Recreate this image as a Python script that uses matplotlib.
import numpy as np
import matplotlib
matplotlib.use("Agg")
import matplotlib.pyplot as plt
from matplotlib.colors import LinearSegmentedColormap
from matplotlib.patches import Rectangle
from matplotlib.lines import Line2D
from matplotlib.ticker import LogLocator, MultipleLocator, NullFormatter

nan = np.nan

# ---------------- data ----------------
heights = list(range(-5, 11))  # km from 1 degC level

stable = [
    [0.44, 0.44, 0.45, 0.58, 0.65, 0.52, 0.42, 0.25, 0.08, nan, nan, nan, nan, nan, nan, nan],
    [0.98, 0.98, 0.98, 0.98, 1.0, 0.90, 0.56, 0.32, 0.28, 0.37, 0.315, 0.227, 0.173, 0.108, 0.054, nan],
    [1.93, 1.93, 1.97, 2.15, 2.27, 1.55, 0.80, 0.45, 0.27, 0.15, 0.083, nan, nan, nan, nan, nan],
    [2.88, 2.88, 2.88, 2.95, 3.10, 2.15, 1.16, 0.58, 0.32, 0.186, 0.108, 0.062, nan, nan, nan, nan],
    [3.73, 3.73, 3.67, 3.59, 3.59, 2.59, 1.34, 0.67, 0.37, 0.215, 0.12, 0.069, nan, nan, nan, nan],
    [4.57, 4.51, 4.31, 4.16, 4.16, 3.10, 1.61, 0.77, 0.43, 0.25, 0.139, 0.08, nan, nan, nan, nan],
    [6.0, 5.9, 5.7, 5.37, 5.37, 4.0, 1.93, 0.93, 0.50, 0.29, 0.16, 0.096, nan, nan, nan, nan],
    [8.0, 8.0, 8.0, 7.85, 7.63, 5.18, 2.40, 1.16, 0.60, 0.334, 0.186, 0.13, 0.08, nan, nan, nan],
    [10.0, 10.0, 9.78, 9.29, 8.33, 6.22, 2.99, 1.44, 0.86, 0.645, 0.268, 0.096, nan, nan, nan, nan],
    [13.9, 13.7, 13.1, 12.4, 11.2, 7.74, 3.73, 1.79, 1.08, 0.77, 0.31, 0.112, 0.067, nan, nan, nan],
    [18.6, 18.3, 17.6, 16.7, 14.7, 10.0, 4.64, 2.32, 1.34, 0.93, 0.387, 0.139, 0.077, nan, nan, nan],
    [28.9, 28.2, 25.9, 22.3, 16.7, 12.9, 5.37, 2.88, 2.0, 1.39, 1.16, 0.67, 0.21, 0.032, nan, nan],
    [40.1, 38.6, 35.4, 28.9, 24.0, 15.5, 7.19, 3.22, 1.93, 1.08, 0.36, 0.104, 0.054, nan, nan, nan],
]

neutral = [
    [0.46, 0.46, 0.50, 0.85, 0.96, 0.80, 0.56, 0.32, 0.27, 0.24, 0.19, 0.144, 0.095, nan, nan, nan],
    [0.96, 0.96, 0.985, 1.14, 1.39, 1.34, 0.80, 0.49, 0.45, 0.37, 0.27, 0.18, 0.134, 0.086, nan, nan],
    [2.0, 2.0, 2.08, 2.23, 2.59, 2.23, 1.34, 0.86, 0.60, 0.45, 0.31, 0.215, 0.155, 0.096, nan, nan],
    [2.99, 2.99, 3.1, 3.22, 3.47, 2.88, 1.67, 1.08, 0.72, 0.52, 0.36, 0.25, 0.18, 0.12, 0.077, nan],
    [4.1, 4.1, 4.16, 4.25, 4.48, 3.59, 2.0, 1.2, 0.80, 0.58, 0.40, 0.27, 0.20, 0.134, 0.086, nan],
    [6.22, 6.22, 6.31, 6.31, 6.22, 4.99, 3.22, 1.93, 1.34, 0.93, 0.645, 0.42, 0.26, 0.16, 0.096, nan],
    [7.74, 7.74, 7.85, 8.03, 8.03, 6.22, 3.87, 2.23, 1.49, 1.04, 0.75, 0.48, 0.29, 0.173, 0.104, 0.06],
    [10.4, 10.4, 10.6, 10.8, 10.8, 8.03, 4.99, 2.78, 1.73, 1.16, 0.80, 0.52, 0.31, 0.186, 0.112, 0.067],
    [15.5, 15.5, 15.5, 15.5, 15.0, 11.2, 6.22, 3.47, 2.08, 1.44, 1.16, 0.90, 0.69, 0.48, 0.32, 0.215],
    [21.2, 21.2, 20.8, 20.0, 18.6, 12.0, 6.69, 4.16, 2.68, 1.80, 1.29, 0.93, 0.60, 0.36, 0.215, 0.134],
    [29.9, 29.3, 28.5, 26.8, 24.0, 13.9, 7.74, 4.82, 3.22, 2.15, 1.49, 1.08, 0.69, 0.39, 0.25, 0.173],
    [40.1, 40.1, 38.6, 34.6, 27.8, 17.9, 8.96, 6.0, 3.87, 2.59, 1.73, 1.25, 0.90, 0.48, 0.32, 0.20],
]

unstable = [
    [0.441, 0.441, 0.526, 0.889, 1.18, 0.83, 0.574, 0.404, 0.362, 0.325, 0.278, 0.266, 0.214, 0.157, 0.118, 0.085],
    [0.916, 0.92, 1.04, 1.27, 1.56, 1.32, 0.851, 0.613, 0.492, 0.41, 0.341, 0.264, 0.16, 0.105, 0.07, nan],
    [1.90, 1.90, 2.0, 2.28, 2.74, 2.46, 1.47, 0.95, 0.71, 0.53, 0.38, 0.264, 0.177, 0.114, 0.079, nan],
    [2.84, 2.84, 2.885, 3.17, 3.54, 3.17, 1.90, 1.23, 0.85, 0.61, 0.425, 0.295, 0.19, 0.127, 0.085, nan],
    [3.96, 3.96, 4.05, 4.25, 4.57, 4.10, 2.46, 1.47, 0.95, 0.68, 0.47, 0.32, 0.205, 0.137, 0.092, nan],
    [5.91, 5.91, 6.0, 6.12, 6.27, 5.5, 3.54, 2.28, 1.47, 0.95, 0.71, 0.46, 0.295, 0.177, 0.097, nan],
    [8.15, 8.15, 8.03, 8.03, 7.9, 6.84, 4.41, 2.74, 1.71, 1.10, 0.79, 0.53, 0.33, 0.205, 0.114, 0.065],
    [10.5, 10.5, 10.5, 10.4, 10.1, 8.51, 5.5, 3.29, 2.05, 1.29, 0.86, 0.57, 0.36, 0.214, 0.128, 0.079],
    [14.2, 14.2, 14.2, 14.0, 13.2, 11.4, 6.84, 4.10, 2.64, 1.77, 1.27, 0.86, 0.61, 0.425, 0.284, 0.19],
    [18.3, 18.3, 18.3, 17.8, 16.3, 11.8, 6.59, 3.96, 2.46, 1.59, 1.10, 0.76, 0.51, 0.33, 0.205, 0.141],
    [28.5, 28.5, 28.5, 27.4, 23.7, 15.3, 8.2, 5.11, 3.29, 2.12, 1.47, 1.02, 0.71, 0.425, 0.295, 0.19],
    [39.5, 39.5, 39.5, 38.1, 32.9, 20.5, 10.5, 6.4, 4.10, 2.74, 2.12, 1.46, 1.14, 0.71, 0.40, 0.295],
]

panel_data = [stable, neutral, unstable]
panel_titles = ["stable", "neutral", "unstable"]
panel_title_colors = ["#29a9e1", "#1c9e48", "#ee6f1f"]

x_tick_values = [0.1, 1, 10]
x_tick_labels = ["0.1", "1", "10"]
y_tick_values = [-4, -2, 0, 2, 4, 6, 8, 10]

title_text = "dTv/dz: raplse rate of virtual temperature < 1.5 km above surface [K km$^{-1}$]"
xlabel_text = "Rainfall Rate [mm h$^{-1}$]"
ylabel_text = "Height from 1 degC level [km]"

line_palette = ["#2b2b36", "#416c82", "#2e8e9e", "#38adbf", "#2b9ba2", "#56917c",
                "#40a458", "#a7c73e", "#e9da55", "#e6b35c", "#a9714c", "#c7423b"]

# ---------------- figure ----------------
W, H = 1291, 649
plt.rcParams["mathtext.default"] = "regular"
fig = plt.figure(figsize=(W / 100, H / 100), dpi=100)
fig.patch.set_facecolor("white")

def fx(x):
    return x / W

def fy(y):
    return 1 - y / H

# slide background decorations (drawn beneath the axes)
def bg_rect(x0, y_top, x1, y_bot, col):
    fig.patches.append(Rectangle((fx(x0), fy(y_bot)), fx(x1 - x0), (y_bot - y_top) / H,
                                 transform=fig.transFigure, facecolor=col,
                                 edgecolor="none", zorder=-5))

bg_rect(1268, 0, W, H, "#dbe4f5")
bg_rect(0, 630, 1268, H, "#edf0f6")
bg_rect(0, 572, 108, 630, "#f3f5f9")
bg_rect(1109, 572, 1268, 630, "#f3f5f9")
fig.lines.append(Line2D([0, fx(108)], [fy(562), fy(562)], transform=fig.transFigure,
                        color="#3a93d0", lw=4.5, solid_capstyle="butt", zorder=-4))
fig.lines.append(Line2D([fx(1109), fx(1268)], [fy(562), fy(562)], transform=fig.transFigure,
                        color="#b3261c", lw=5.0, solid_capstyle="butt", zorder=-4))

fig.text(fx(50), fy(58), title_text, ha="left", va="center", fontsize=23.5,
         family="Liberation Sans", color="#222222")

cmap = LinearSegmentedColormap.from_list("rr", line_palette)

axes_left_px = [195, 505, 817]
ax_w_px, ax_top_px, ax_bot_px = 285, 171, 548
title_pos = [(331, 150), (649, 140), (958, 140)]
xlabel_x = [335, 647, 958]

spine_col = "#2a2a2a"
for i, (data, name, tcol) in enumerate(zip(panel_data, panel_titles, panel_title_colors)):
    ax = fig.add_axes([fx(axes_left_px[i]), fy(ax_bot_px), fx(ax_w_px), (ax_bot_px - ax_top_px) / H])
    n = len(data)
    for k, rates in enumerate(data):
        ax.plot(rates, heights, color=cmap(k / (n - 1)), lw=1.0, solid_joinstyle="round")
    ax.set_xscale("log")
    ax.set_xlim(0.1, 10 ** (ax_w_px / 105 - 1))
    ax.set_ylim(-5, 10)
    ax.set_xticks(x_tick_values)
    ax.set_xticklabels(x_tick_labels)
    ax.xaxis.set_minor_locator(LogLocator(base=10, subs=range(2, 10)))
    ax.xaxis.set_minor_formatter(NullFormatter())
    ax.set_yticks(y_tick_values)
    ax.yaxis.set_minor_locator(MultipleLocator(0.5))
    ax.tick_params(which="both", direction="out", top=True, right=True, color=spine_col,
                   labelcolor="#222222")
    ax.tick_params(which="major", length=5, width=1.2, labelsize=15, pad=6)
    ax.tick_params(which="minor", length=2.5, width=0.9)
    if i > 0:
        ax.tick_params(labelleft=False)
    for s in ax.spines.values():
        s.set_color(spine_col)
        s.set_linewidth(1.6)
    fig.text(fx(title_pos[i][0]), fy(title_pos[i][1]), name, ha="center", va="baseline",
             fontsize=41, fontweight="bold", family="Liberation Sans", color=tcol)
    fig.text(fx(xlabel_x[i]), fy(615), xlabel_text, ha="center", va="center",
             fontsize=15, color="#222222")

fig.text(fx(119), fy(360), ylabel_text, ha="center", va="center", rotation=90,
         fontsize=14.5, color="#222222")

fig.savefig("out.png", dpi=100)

Exercise aim
Return only the lines spanning from the first line of the material through the line with "heights = list(range(-5, 11))", copied exactly, both ends kept.

Result for this exercise
Recreate this image as a Python script that uses matplotlib.
import numpy as np
import matplotlib
matplotlib.use("Agg")
import matplotlib.pyplot as plt
from matplotlib.colors import LinearSegmentedColormap
from matplotlib.patches import Rectangle
from matplotlib.lines import Line2D
from matplotlib.ticker import LogLocator, MultipleLocator, NullFormatter

nan = np.nan

# ---------------- data ----------------
heights = list(range(-5, 11))  # km from 1 degC level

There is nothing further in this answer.